“Because of the greater risk surrounding coastal flooding, offering standalone coastal flood insurance could be fatal for an insurer. Further, simply folding coastal into a larger flood insurance/comprehensive water policy would likely require greatly imbalanced cross-subsidization between, say, a homeowner paying a flood premium in a downtown urban address that is away from a river and someone living right on the coast in, say, Atlantic Canada.”

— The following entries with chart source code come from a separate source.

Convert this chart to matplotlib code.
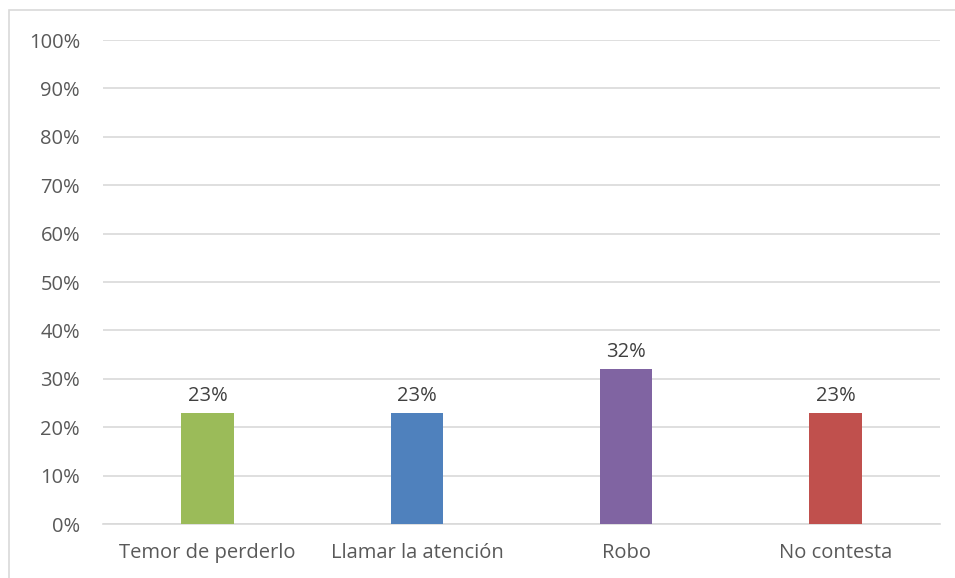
import matplotlib.pyplot as plt
from matplotlib.patches import Rectangle
from matplotlib.ticker import FuncFormatter

categories = ["Temor de perderlo", "Llamar la atención", "Robo", "No contesta"]
values = [23, 23, 32, 23]
colors = ["#9BBB59", "#4F81BD", "#8064A2", "#C0504D"]
yticks = list(range(0, 101, 10))

plt.rcParams['font.family'] = ['Open Sans', 'DejaVu Sans']

fig = plt.figure(figsize=(9.55, 5.78), dpi=100)
ax = fig.add_axes([103 / 955, 1 - 524 / 578, 837 / 955, 484 / 578])

x = range(len(categories))
ax.bar(x, values, width=0.25, color=colors, linewidth=0, zorder=3)
for xi, v in zip(x, values):
    ax.text(xi, v + 1.4, f"{v}%", ha="center", va="bottom", fontsize=14.5, color="#404040")

ax.set_xlim(-0.5, len(categories) - 0.5)
ax.set_ylim(0, 100)
ax.set_yticks(yticks)
ax.yaxis.set_major_formatter(FuncFormatter(lambda v, p: f"{int(v)}%"))
ax.set_xticks(list(x))
ax.set_xticklabels(categories)
ax.tick_params(axis="both", length=0, labelsize=14.5, labelcolor="#595959")
ax.tick_params(axis="y", pad=16.5)
ax.tick_params(axis="x", pad=14)
ax.grid(axis="y", color="#D9D9D9", linewidth=1.2, zorder=0)
for s in ["top", "right", "left"]:
    ax.spines[s].set_visible(False)
ax.spines["bottom"].set_color("#D9D9D9")
ax.spines["bottom"].set_linewidth(1.2)

# outer chart border
fig.patches.append(Rectangle((9 / 955, -0.1), 1.1, 1 - 10 / 578 + 0.1, transform=fig.transFigure,
                             fill=False, edgecolor="#D9D9D9", linewidth=1.2))

fig.savefig("out.png", dpi=100)
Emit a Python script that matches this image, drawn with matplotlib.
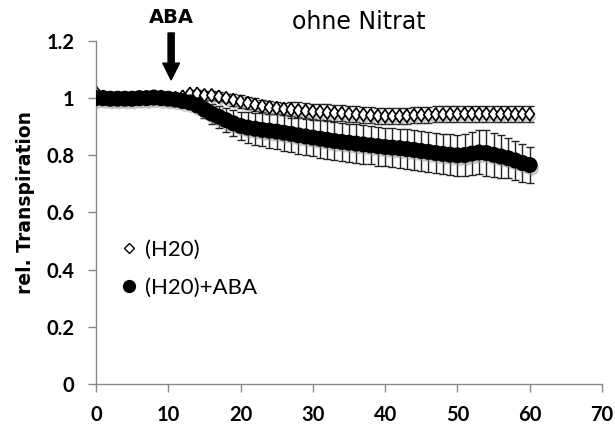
import numpy as np
import matplotlib.pyplot as plt
import matplotlib.patheffects as pe

# time in minutes
minutes = list(range(0, 61))

# (H20) control, open diamonds
h2o = [1.02, 1.005, 1.0, 1.0, 1.0, 1.0, 1.0, 1.0, 1.005, 1.005, 1.0, 1.0,
       1.005, 1.015, 1.015, 1.01, 1.01, 1.005, 1.0, 0.993, 0.988, 0.983,
       0.977, 0.972, 0.968, 0.965, 0.962, 0.96, 0.957, 0.955, 0.953, 0.952,
       0.95, 0.948, 0.947, 0.945, 0.943, 0.942, 0.94, 0.938, 0.937, 0.937,
       0.937, 0.938, 0.94, 0.941, 0.942, 0.943, 0.943, 0.944, 0.944, 0.945,
       0.945, 0.945, 0.945, 0.944, 0.944, 0.945, 0.944, 0.944, 0.944]
h2o_err = [0.01] * 13 + [0.015] * 6 + [0.022] * 8 + [0.028] * 34

# (H20)+ABA, filled circles
aba = [1.0, 1.0, 0.998, 0.998, 0.998, 0.998, 1.0, 1.0, 1.002, 1.0, 0.998, 0.995,
       0.99, 0.985, 0.975, 0.96, 0.946, 0.935, 0.923, 0.912, 0.903, 0.897,
       0.893, 0.889, 0.886, 0.883, 0.879, 0.875, 0.87, 0.866, 0.862, 0.858,
       0.854, 0.85, 0.847, 0.844, 0.841, 0.838, 0.835, 0.832, 0.829, 0.827,
       0.825, 0.822, 0.819, 0.815, 0.812, 0.808, 0.805, 0.802, 0.8, 0.801,
       0.806, 0.81, 0.808, 0.802, 0.796, 0.79, 0.782, 0.773, 0.766]
aba_err = [0.01] * 12 + [0.015, 0.02, 0.025, 0.03, 0.035, 0.038, 0.042, 0.046,
           0.05, 0.053, 0.056, 0.058, 0.06, 0.062, 0.063, 0.064, 0.065, 0.065,
           0.066, 0.066, 0.066, 0.066, 0.066, 0.067, 0.067, 0.067, 0.067, 0.068,
           0.068, 0.068, 0.068, 0.069, 0.069, 0.07, 0.07, 0.07, 0.071, 0.072,
           0.072, 0.073, 0.074, 0.077, 0.079, 0.077, 0.074, 0.071, 0.068, 0.066, 0.064]

xticks = [0, 10, 20, 30, 40, 50, 60, 70]
yticks = [0, 0.2, 0.4, 0.6, 0.8, 1.0, 1.2]
yticklabels = ['0', '0.2', '0.4', '0.6', '0.8', '1', '1.2']

plt.rcParams['font.family'] = ['Lato', 'DejaVu Sans']

fig = plt.figure(figsize=(6.15, 4.29), dpi=100)
ax = fig.add_axes([0.156, 0.105, 0.8228, 0.7995])

shadow = [pe.SimplePatchShadow(offset=(1.5, -2.5), shadow_rgbFace='0.55', alpha=0.45), pe.Normal()]
diamond = [(0, 1), (0.72, 0), (0, -1), (-0.72, 0), (0, 1)]

ax.errorbar(minutes, h2o, yerr=h2o_err, fmt='none', ecolor='#222222',
            elinewidth=1, capsize=3, capthick=1, zorder=1)
ax.plot(minutes, h2o, ls='none', marker=diamond, ms=9.5, mfc='white', mec='black',
        mew=1.2, zorder=2, path_effects=shadow)
ax.errorbar(minutes, aba, yerr=aba_err, fmt='none', ecolor='#222222',
            elinewidth=1, capsize=3, capthick=1, zorder=1.5)
ax.plot(minutes, aba, ls='none', marker='o', ms=10.5, mfc='black', mec='black',
        zorder=3, path_effects=shadow)

ax.set_xlim(0, 70)
ax.set_ylim(0, 1.2)
ax.set_xticks(xticks)
ax.set_yticks(yticks)
ax.set_yticklabels(yticklabels)
for lbl in ax.get_xticklabels() + ax.get_yticklabels():
    lbl.set_fontweight('bold')
    lbl.set_fontsize(14.5)
ax.tick_params(axis='both', color='#888888', length=5.5, width=1)
ax.tick_params(axis='x', pad=9.5)
ax.tick_params(axis='y', pad=10)

for side in ['top', 'right']:
    ax.spines[side].set_visible(False)
for side in ['left', 'bottom']:
    ax.spines[side].set_color('#888888')
    ax.spines[side].set_linewidth(1)

ax.set_ylabel('rel. Transpiration', fontsize=13.5, fontweight='bold', family='DejaVu Sans')
ax.yaxis.set_label_coords(-0.12, 0.528)

ax.text(36.3, 1.242, 'ohne Nitrat', ha='center', va='baseline', fontsize=17,
        family='DejaVu Sans', clip_on=False)
ax.text(10.4, 1.264, 'ABA', ha='center', va='baseline', fontsize=14,
        fontweight='bold', family='DejaVu Sans', clip_on=False)
ax.annotate('', xy=(10.4, 1.064), xytext=(10.4, 1.228), annotation_clip=False,
            arrowprops=dict(arrowstyle='simple,head_width=0.6,head_length=0.6,tail_width=0.22',
                            mutation_scale=20, fc='black', ec='black', shrinkA=0, shrinkB=0))

# legend without frame, small markers
hd = ax.plot([], [], 'D', ms=5, mfc='white', mec='black', mew=1)[0]
hc = ax.plot([], [], 'o', ms=8.5, mfc='black', mec='black')[0]
ax.legend([hd, hc], ['(H20)', '(H20)+ABA'], loc='upper left', bbox_to_anchor=(0.053, 0.42),
          frameon=False, fontsize=16, handlelength=0.6, handletextpad=0.4,
          labelspacing=0.82, borderpad=0, borderaxespad=0)

plt.savefig('out.png', dpi=100)
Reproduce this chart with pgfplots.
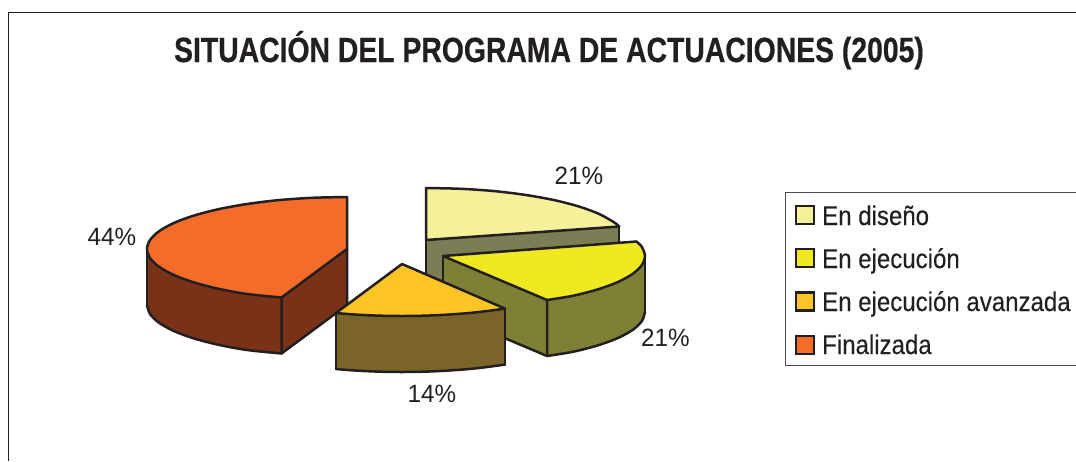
\documentclass[border=0pt]{standalone}
\usepackage{pgfplots}
\pgfplotsset{compat=1.18}
\usepackage{graphicx}
\usepackage{fontspec}
\setmainfont{Liberation Sans}
\definecolor{ink}{HTML}{231F20}
\definecolor{cpale}{HTML}{F5F19B}
\definecolor{cpaleside}{HTML}{7B7D55}
\definecolor{cyel}{HTML}{F0E921}
\definecolor{cyelside}{HTML}{7E8035}
\definecolor{cgold}{HTML}{FFC525}
\definecolor{cgoldside}{HTML}{7A6428}
\definecolor{corange}{HTML}{F36C2A}
\definecolor{cbrown}{HTML}{793217}
\pgfplotsset{
  edge/.style={color=ink,line width=2.5pt,no markers,line join=round,line cap=round},
  arc/.style={edge,smooth},
  face/.style={fill=#1,draw=none,no markers},
}
\newcommand{\legtext}[1]{\scalebox{0.89}[1]{\fontsize{27}{30}\selectfont\addfontfeature{FakeBold=0.25} #1}}
\newcommand{\pct}[1]{\scalebox{0.97}[1]{\fontsize{25}{28}\selectfont #1}}
\begin{document}
\begin{tikzpicture}
\begin{axis}[
  scale only axis,width=1076pt,height=461pt,
  xmin=0,xmax=1076,ymin=0,ymax=461,y dir=reverse,
  hide axis,clip=true,
]
% page corners, white, so that the page keeps its full size
\addplot[color=white,line width=0.01pt,no markers] coordinates {(0,0)(1076,0)(1076,461)(0,461)(0,0)};
% frame
\addplot[color=ink,line width=1.4pt,no markers] coordinates {(1076,12.5)(8.5,12.5)(8.5,461)};
% legend box
\addplot[color=ink!80,line width=1pt,no markers] coordinates {(1076,192.5)(785.7,192.5)(785.7,365)(1076,365)};

% En diseño: 21 %
\addplot[face=cpaleside] coordinates {(426,240)(619.2,226.5)(619.2,282.5)(426,296)};
\addplot[edge] coordinates {(426,240)(426,296)};
\addplot[edge] coordinates {(619.2,226.5)(619.2,282.5)};
\addplot[face=cpale] coordinates {(426,240)(426,188)(460.7,188.8)(494.4,191.1)(526,195)(554.6,200.2)(579.2,206.6)(599.2,214)(613.9,222.2)(619.2,226.5)};
\addplot[arc] coordinates {(426,188)(460.7,188.8)(494.4,191.1)(526,195)(554.6,200.2)(579.2,206.6)(599.2,214)(613.9,222.2)(619.2,226.5)};
\addplot[edge] coordinates {(619.2,226.5)(426,240)(426,188)};

% En ejecución: 21 %
\addplot[face=cyelside] coordinates {(443,256)(547,300)(547,356)(443,312)};
\addplot[edge] coordinates {(443,312)(443,256)};
\addplot[edge] coordinates {(443,312)(547,356)};
\addplot[face=cyelside] coordinates {(645,256)(641.9,265)(632.8,273.8)(617.9,282)(597.7,289.4)(572.8,295.8)(547,300)(547,356)(572.8,351.8)(597.7,345.4)(617.9,338)(632.8,329.8)(641.9,321)(645,312)};
\addplot[arc] coordinates {(547,356)(572.8,351.8)(597.7,345.4)(617.9,338)(632.8,329.8)(641.9,321)(645,312)};
\addplot[edge] coordinates {(645,312)(645,256)};
\addplot[face=cyel] coordinates {(443,256)(636.5,241.5)(641.9,247)(645,256)(641.9,265)(632.8,273.8)(617.9,282)(597.7,289.4)(572.8,295.8)(547,300)};
\addplot[arc] coordinates {(636.5,241.5)(641.9,247)(645,256)(641.9,265)(632.8,273.8)(617.9,282)(597.7,289.4)(572.8,295.8)(547,300)};
\addplot[edge] coordinates {(636.5,241.5)(443,256)(547,300)(547,356)};

% Finalizada: 44 %
\addplot[face=cbrown] coordinates {(147,249)(150,258)(159.1,266.8)(173.8,275)(193.8,282.4)(218.4,288.8)(247,294)(281.5,297.5)(281.5,353.5)(247,350)(218.4,344.8)(193.8,338.4)(173.8,331)(159.1,322.8)(150,314)(147,305)};
\addplot[face=cbrown] coordinates {(281.5,297.5)(347,249)(347,305)(281.5,353.5)};
\addplot[arc] coordinates {(147,305)(150,314)(159.1,322.8)(173.8,331)(193.8,338.4)(218.4,344.8)(247,350)(281.5,353.5)};
\addplot[edge] coordinates {(147,249)(147,305)};
\addplot[edge] coordinates {(281.5,297.5)(281.5,353.5)(347,305)(347,249)};
\addplot[face=corange] coordinates {(347,249)(347,197)(312.3,197.8)(278.6,200.1)(247,204)(218.4,209.2)(193.8,215.6)(173.8,223)(159.1,231.2)(150,240)(147,249)(150,258)(159.1,266.8)(173.8,275)(193.8,282.4)(218.4,288.8)(247,294)(281.5,297.5)};
\addplot[arc] coordinates {(347,197)(312.3,197.8)(278.6,200.1)(247,204)(218.4,209.2)(193.8,215.6)(173.8,223)(159.1,231.2)(150,240)(147,249)(150,258)(159.1,266.8)(173.8,275)(193.8,282.4)(218.4,288.8)(247,294)(281.5,297.5)};
\addplot[edge] coordinates {(281.5,297.5)(347,249)(347,197)};

% En ejecución avanzada: 14 %
\addplot[face=cgoldside] coordinates {(336,313)(350.2,314.2)(367.3,315.2)(384.6,315.8)(402,316)(419.4,315.8)(436.7,315.2)(453.8,314.2)(470.4,312.9)(486.5,311.1)(505,308.6)(505,364.6)(486.5,367.1)(470.4,368.9)(453.8,370.2)(436.7,371.2)(419.4,371.8)(402,372)(384.6,371.8)(367.3,371.2)(350.2,370.2)(336,369)};
\addplot[arc] coordinates {(336,369)(350.2,370.2)(367.3,371.2)(384.6,371.8)(402,372)(419.4,371.8)(436.7,371.2)(453.8,370.2)(470.4,368.9)(486.5,367.1)(505,364.6)};
\addplot[edge] coordinates {(336,313)(336,369)};
\addplot[edge] coordinates {(505,308.6)(505,364.6)};
\addplot[face=cgold] coordinates {(402,264)(336,313)(350.2,314.2)(367.3,315.2)(384.6,315.8)(402,316)(419.4,315.8)(436.7,315.2)(453.8,314.2)(470.4,312.9)(486.5,311.1)(505,308.6)};
\addplot[arc] coordinates {(336,313)(350.2,314.2)(367.3,315.2)(384.6,315.8)(402,316)(419.4,315.8)(436.7,315.2)(453.8,314.2)(470.4,312.9)(486.5,311.1)(505,308.6)};
\addplot[edge] coordinates {(336,313)(402,264)(505,308.6)};

% legend swatches
\addplot[fill=cpale,draw=ink,line width=2.5pt,no markers] coordinates {(796,206)(814,206)(814,224)(796,224)} --cycle;
\addplot[fill=cyel,draw=ink,line width=2.5pt,no markers] coordinates {(796,249)(814,249)(814,267)(796,267)} --cycle;
\addplot[fill=cgold,draw=ink,line width=2.5pt,no markers] coordinates {(796,292.5)(814,292.5)(814,310.5)(796,310.5)} --cycle;
\addplot[fill=corange,draw=ink,line width=2.5pt,no markers] coordinates {(796,336)(814,336)(814,354)(796,354)} --cycle;

% text
\node[anchor=base,inner sep=0pt,text=ink] at (axis cs:549,62) {\scalebox{0.81}[1]{\bfseries\fontsize{35}{38}\selectfont\addfontfeature{FakeBold=0.6} SITUACIÓN DEL PROGRAMA DE ACTUACIONES (2005)}};
\node[anchor=base west,inner sep=0pt,text=ink] at (axis cs:822,225) {\legtext{En diseño}};
\node[anchor=base west,inner sep=0pt,text=ink] at (axis cs:822,268) {\legtext{En ejecución}};
\node[anchor=base west,inner sep=0pt,text=ink] at (axis cs:822,311) {\legtext{En ejecución avanzada}};
\node[anchor=base west,inner sep=0pt,text=ink] at (axis cs:822,354) {\legtext{Finalizada}};
\node[anchor=base,inner sep=0pt,text=ink] at (axis cs:579,184.5) {\pct{21\%}};
\node[anchor=base,inner sep=0pt,text=ink] at (axis cs:665.5,346) {\pct{21\%}};
\node[anchor=base,inner sep=0pt,text=ink] at (axis cs:432,402) {\pct{14\%}};
\node[anchor=base,inner sep=0pt,text=ink] at (axis cs:112,245) {\pct{44\%}};
\end{axis}
\end{tikzpicture}
\end{document}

“The main issue with assets located on a coast is that, although all won’t necessarily certainly flood, many will; and, over time, many will flood repeatedly. For some properties, the certainty is close to 100%; thus, the fortuitousness or randomness would be all but gone. Then the policy has stopped becoming one of insurance and has become one of maintenance, which flies in the face of the basic tenets of insurance and concepts of insurability. The “sudden and accidental” becomes “regular and expected” or predictable. insurable, the loss must be random (i.e., it may or may not occur in the future). This is key, because a homeowners insurance policy is not a property maintenance contract or a warranty.”
It is not sustainable for governments to keep replacing assets through disaster recovery that are going to be destroyed by sea level rise or increased overland flooding. Disaster recovery is neither an insurance policy, property maintenance contract nor warranty. It was meant for the “once in a lifetime” event that is now becoming a regular occurrence.